--- Begin ---

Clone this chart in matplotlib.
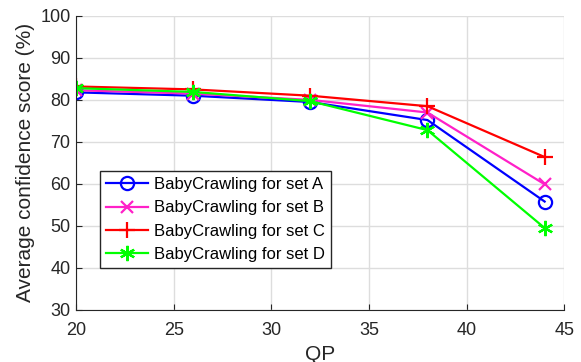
import matplotlib.pyplot as plt

plt.rcParams['font.family'] = ['Liberation Sans', 'DejaVu Sans']

# data
qp = [20, 26, 32, 38, 44]
set_a = [81.8, 81.0, 79.5, 75.2, 55.8]
set_b = [82.3, 81.5, 80.0, 77.0, 59.9]
set_c = [83.2, 82.5, 81.0, 78.5, 66.4]
set_d = [82.8, 81.9, 79.7, 72.8, 49.5]
labels = ['BabyCrawling for set A', 'BabyCrawling for set B',
          'BabyCrawling for set C', 'BabyCrawling for set D']

fig = plt.figure(figsize=(5.81, 3.62), dpi=100)
ax = fig.add_axes([0.131, 0.144, 0.840, 0.812])

ax.plot(qp, set_a, color='#0000ff', marker='o', markersize=9.5, markerfacecolor='none',
        markeredgewidth=1.6, linewidth=1.6, label=labels[0])
ax.plot(qp, set_b, color='#ff20c8', marker='x', markersize=9, markeredgewidth=1.6,
        linewidth=1.6, label=labels[1])
ax.plot(qp, set_c, color='#ff0000', marker='+', markersize=12, markeredgewidth=1.6,
        linewidth=1.6, label=labels[2])
ax.plot(qp, set_d, color='#00ff00', marker=(6, 2, 0), markersize=11, markeredgewidth=1.6,
        linewidth=1.6, label=labels[3])

ax.set_xlim(20, 45)
ax.set_ylim(30, 100)
ax.set_xticks([20, 25, 30, 35, 40, 45])
ax.set_yticks(range(30, 101, 10))
ax.grid(True, color='#dddddd', linewidth=1.0)
ax.set_axisbelow(True)
for s in ['top', 'right']:
    ax.spines[s].set_visible(False)
for s in ['left', 'bottom']:
    ax.spines[s].set_color('#262626')
ax.tick_params(direction='in', length=4, labelsize=13, colors='#262626', pad=4)
ax.tick_params(axis='x', pad=9)
ax.set_xlabel('QP', fontsize=15, color='#262626', labelpad=4)
ax.set_ylabel('Average confidence score (%)', fontsize=15, color='#262626', labelpad=4)

leg = ax.legend(loc='lower left', bbox_to_anchor=(0.049, 0.143), fontsize=12,
                fancybox=False, framealpha=1, edgecolor='#262626',
                handlelength=2.5, borderpad=0.35, labelspacing=0.5, handletextpad=0.4,
                borderaxespad=0)
leg.get_frame().set_linewidth(1.0)

fig.savefig('out.png', dpi=100)
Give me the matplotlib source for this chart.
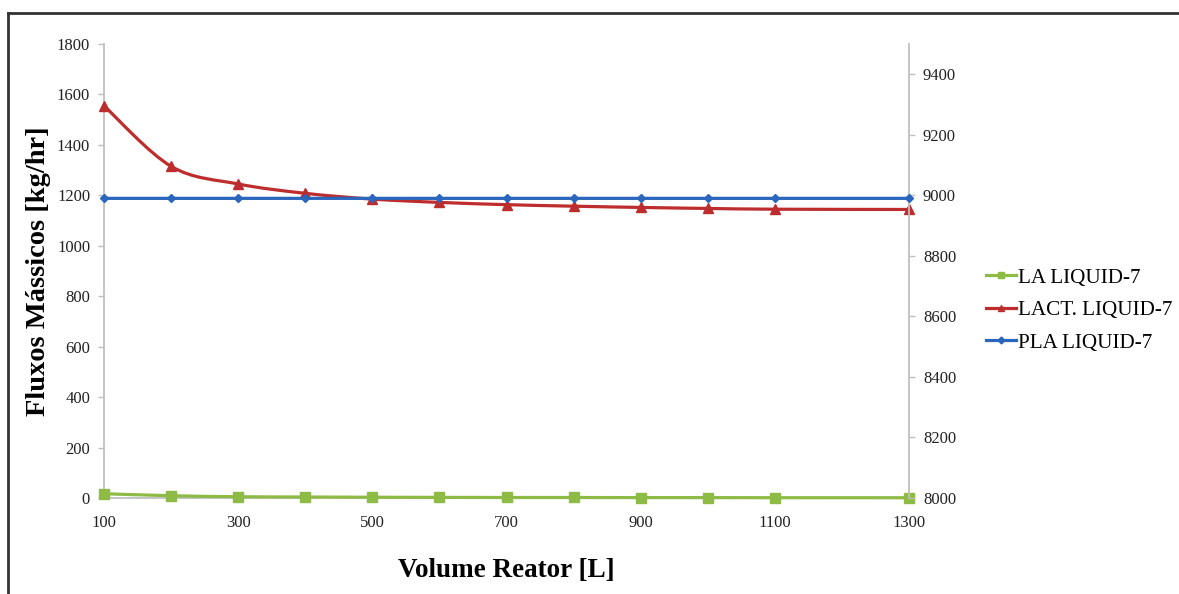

--- End ---

Write the lines above out again exactly, without any of their pictures.

» RESULT
Clone this chart in matplotlib.
import matplotlib.pyplot as plt

plt.rcParams['font.family'] = ['Liberation Sans', 'DejaVu Sans']

# data
qp = [20, 26, 32, 38, 44]
set_a = [81.8, 81.0, 79.5, 75.2, 55.8]
set_b = [82.3, 81.5, 80.0, 77.0, 59.9]
set_c = [83.2, 82.5, 81.0, 78.5, 66.4]
set_d = [82.8, 81.9, 79.7, 72.8, 49.5]
labels = ['BabyCrawling for set A', 'BabyCrawling for set B',
          'BabyCrawling for set C', 'BabyCrawling for set D']

fig = plt.figure(figsize=(5.81, 3.62), dpi=100)
ax = fig.add_axes([0.131, 0.144, 0.840, 0.812])

ax.plot(qp, set_a, color='#0000ff', marker='o', markersize=9.5, markerfacecolor='none',
        markeredgewidth=1.6, linewidth=1.6, label=labels[0])
ax.plot(qp, set_b, color='#ff20c8', marker='x', markersize=9, markeredgewidth=1.6,
        linewidth=1.6, label=labels[1])
ax.plot(qp, set_c, color='#ff0000', marker='+', markersize=12, markeredgewidth=1.6,
        linewidth=1.6, label=labels[2])
ax.plot(qp, set_d, color='#00ff00', marker=(6, 2, 0), markersize=11, markeredgewidth=1.6,
        linewidth=1.6, label=labels[3])

ax.set_xlim(20, 45)
ax.set_ylim(30, 100)
ax.set_xticks([20, 25, 30, 35, 40, 45])
ax.set_yticks(range(30, 101, 10))
ax.grid(True, color='#dddddd', linewidth=1.0)
ax.set_axisbelow(True)
for s in ['top', 'right']:
    ax.spines[s].set_visible(False)
for s in ['left', 'bottom']:
    ax.spines[s].set_color('#262626')
ax.tick_params(direction='in', length=4, labelsize=13, colors='#262626', pad=4)
ax.tick_params(axis='x', pad=9)
ax.set_xlabel('QP', fontsize=15, color='#262626', labelpad=4)
ax.set_ylabel('Average confidence score (%)', fontsize=15, color='#262626', labelpad=4)

leg = ax.legend(loc='lower left', bbox_to_anchor=(0.049, 0.143), fontsize=12,
                fancybox=False, framealpha=1, edgecolor='#262626',
                handlelength=2.5, borderpad=0.35, labelspacing=0.5, handletextpad=0.4,
                borderaxespad=0)
leg.get_frame().set_linewidth(1.0)

fig.savefig('out.png', dpi=100)
Give me the matplotlib source for this chart.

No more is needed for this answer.